:: Provided material ::

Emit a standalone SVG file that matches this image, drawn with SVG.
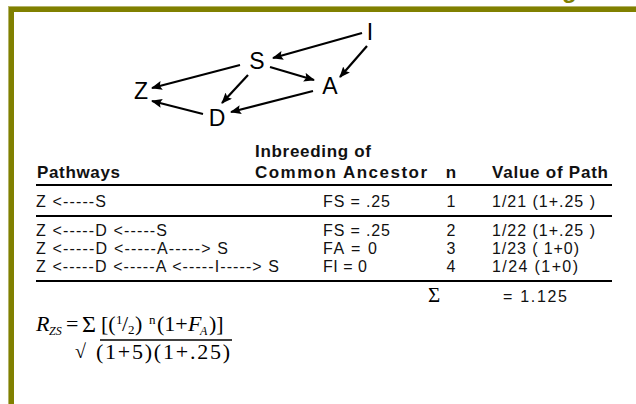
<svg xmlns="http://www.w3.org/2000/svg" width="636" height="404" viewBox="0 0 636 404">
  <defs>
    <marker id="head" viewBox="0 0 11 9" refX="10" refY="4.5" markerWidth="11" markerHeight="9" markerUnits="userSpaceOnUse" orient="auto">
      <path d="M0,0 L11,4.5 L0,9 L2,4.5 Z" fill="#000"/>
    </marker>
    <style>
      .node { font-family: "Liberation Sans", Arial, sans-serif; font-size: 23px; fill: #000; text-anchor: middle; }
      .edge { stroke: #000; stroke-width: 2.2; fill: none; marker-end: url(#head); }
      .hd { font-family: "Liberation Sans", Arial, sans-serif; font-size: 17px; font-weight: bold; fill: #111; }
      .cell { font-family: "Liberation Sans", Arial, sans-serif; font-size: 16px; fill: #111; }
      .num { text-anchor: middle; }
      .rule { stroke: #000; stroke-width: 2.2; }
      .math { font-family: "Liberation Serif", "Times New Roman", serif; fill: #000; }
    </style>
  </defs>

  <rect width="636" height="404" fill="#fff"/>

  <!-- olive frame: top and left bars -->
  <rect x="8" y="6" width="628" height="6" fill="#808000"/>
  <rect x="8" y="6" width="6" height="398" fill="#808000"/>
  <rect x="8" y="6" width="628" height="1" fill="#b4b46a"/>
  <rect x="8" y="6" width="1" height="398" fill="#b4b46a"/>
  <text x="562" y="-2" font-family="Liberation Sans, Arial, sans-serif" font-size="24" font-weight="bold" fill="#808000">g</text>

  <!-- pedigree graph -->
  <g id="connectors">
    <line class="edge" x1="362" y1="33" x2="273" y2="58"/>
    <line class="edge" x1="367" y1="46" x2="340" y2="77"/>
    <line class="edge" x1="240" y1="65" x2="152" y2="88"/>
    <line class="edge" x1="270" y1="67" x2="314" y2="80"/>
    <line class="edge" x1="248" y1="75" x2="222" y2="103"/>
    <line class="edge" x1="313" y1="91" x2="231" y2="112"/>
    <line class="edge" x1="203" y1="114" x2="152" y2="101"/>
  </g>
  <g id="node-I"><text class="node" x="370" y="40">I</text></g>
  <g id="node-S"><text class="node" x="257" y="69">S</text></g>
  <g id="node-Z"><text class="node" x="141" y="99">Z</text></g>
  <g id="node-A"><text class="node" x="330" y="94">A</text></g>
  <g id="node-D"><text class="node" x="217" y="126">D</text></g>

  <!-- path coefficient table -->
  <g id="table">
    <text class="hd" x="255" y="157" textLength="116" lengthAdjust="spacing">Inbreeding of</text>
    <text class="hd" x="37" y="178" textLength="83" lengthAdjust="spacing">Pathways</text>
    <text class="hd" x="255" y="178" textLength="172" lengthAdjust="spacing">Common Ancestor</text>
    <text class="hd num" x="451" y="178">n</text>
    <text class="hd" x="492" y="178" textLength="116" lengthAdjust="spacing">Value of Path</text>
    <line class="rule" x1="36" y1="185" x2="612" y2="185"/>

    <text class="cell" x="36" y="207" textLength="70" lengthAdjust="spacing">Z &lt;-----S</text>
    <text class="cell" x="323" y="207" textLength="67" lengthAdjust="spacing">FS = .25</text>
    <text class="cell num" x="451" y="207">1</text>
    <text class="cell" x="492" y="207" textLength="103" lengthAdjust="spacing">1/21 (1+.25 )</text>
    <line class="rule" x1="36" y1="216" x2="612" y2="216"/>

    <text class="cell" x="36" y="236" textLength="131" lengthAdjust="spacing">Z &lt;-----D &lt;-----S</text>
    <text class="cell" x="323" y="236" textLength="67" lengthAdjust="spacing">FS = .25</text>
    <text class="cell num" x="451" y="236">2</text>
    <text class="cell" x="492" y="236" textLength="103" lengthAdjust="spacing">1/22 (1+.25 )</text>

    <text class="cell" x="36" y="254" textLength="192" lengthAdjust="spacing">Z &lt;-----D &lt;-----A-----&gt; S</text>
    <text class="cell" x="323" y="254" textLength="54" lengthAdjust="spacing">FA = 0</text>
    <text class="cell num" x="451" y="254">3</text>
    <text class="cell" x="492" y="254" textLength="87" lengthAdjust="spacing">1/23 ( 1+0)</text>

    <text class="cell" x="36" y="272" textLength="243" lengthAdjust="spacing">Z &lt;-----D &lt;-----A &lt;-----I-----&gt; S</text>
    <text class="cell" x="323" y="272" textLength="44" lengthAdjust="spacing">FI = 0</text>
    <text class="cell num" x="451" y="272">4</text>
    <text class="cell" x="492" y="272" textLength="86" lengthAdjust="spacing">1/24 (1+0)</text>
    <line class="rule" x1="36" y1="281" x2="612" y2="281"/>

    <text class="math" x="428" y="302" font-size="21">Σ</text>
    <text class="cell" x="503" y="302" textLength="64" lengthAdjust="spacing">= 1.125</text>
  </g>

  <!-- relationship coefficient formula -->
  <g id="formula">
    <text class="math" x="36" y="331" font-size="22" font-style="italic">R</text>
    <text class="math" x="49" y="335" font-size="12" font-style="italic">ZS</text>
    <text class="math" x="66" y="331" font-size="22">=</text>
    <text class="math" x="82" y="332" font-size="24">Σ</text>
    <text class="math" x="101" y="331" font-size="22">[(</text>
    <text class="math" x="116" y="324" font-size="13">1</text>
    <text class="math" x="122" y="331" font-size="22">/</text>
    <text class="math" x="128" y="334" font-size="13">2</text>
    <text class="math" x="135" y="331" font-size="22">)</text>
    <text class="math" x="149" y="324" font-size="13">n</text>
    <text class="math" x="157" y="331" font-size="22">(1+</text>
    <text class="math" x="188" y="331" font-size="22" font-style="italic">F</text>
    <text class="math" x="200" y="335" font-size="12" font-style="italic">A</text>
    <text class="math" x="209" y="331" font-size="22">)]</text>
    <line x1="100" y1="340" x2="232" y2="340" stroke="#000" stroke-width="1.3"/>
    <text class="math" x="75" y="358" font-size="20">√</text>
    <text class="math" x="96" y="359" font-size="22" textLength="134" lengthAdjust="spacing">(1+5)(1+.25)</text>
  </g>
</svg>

:::

**Problem statement**:
Your task is to repeat the data above exactly while excluding the pictures.

**Worked solution**:
Emit a standalone SVG file that matches this image, drawn with SVG.
<svg xmlns="http://www.w3.org/2000/svg" width="636" height="404" viewBox="0 0 636 404">
  <defs>
    <marker id="head" viewBox="0 0 11 9" refX="10" refY="4.5" markerWidth="11" markerHeight="9" markerUnits="userSpaceOnUse" orient="auto">
      <path d="M0,0 L11,4.5 L0,9 L2,4.5 Z" fill="#000"/>
    </marker>
    <style>
      .node { font-family: "Liberation Sans", Arial, sans-serif; font-size: 23px; fill: #000; text-anchor: middle; }
      .edge { stroke: #000; stroke-width: 2.2; fill: none; marker-end: url(#head); }
      .hd { font-family: "Liberation Sans", Arial, sans-serif; font-size: 17px; font-weight: bold; fill: #111; }
      .cell { font-family: "Liberation Sans", Arial, sans-serif; font-size: 16px; fill: #111; }
      .num { text-anchor: middle; }
      .rule { stroke: #000; stroke-width: 2.2; }
      .math { font-family: "Liberation Serif", "Times New Roman", serif; fill: #000; }
    </style>
  </defs>

  <rect width="636" height="404" fill="#fff"/>

  <!-- olive frame: top and left bars -->
  <rect x="8" y="6" width="628" height="6" fill="#808000"/>
  <rect x="8" y="6" width="6" height="398" fill="#808000"/>
  <rect x="8" y="6" width="628" height="1" fill="#b4b46a"/>
  <rect x="8" y="6" width="1" height="398" fill="#b4b46a"/>
  <text x="562" y="-2" font-family="Liberation Sans, Arial, sans-serif" font-size="24" font-weight="bold" fill="#808000">g</text>

  <!-- pedigree graph -->
  <g id="connectors">
    <line class="edge" x1="362" y1="33" x2="273" y2="58"/>
    <line class="edge" x1="367" y1="46" x2="340" y2="77"/>
    <line class="edge" x1="240" y1="65" x2="152" y2="88"/>
    <line class="edge" x1="270" y1="67" x2="314" y2="80"/>
    <line class="edge" x1="248" y1="75" x2="222" y2="103"/>
    <line class="edge" x1="313" y1="91" x2="231" y2="112"/>
    <line class="edge" x1="203" y1="114" x2="152" y2="101"/>
  </g>
  <g id="node-I"><text class="node" x="370" y="40">I</text></g>
  <g id="node-S"><text class="node" x="257" y="69">S</text></g>
  <g id="node-Z"><text class="node" x="141" y="99">Z</text></g>
  <g id="node-A"><text class="node" x="330" y="94">A</text></g>
  <g id="node-D"><text class="node" x="217" y="126">D</text></g>

  <!-- path coefficient table -->
  <g id="table">
    <text class="hd" x="255" y="157" textLength="116" lengthAdjust="spacing">Inbreeding of</text>
    <text class="hd" x="37" y="178" textLength="83" lengthAdjust="spacing">Pathways</text>
    <text class="hd" x="255" y="178" textLength="172" lengthAdjust="spacing">Common Ancestor</text>
    <text class="hd num" x="451" y="178">n</text>
    <text class="hd" x="492" y="178" textLength="116" lengthAdjust="spacing">Value of Path</text>
    <line class="rule" x1="36" y1="185" x2="612" y2="185"/>

    <text class="cell" x="36" y="207" textLength="70" lengthAdjust="spacing">Z &lt;-----S</text>
    <text class="cell" x="323" y="207" textLength="67" lengthAdjust="spacing">FS = .25</text>
    <text class="cell num" x="451" y="207">1</text>
    <text class="cell" x="492" y="207" textLength="103" lengthAdjust="spacing">1/21 (1+.25 )</text>
    <line class="rule" x1="36" y1="216" x2="612" y2="216"/>

    <text class="cell" x="36" y="236" textLength="131" lengthAdjust="spacing">Z &lt;-----D &lt;-----S</text>
    <text class="cell" x="323" y="236" textLength="67" lengthAdjust="spacing">FS = .25</text>
    <text class="cell num" x="451" y="236">2</text>
    <text class="cell" x="492" y="236" textLength="103" lengthAdjust="spacing">1/22 (1+.25 )</text>

    <text class="cell" x="36" y="254" textLength="192" lengthAdjust="spacing">Z &lt;-----D &lt;-----A-----&gt; S</text>
    <text class="cell" x="323" y="254" textLength="54" lengthAdjust="spacing">FA = 0</text>
    <text class="cell num" x="451" y="254">3</text>
    <text class="cell" x="492" y="254" textLength="87" lengthAdjust="spacing">1/23 ( 1+0)</text>

    <text class="cell" x="36" y="272" textLength="243" lengthAdjust="spacing">Z &lt;-----D &lt;-----A &lt;-----I-----&gt; S</text>
    <text class="cell" x="323" y="272" textLength="44" lengthAdjust="spacing">FI = 0</text>
    <text class="cell num" x="451" y="272">4</text>
    <text class="cell" x="492" y="272" textLength="86" lengthAdjust="spacing">1/24 (1+0)</text>
    <line class="rule" x1="36" y1="281" x2="612" y2="281"/>

    <text class="math" x="428" y="302" font-size="21">Σ</text>
    <text class="cell" x="503" y="302" textLength="64" lengthAdjust="spacing">= 1.125</text>
  </g>

  <!-- relationship coefficient formula -->
  <g id="formula">
    <text class="math" x="36" y="331" font-size="22" font-style="italic">R</text>
    <text class="math" x="49" y="335" font-size="12" font-style="italic">ZS</text>
    <text class="math" x="66" y="331" font-size="22">=</text>
    <text class="math" x="82" y="332" font-size="24">Σ</text>
    <text class="math" x="101" y="331" font-size="22">[(</text>
    <text class="math" x="116" y="324" font-size="13">1</text>
    <text class="math" x="122" y="331" font-size="22">/</text>
    <text class="math" x="128" y="334" font-size="13">2</text>
    <text class="math" x="135" y="331" font-size="22">)</text>
    <text class="math" x="149" y="324" font-size="13">n</text>
    <text class="math" x="157" y="331" font-size="22">(1+</text>
    <text class="math" x="188" y="331" font-size="22" font-style="italic">F</text>
    <text class="math" x="200" y="335" font-size="12" font-style="italic">A</text>
    <text class="math" x="209" y="331" font-size="22">)]</text>
    <line x1="100" y1="340" x2="232" y2="340" stroke="#000" stroke-width="1.3"/>
    <text class="math" x="75" y="358" font-size="20">√</text>
    <text class="math" x="96" y="359" font-size="22" textLength="134" lengthAdjust="spacing">(1+5)(1+.25)</text>
  </g>
</svg>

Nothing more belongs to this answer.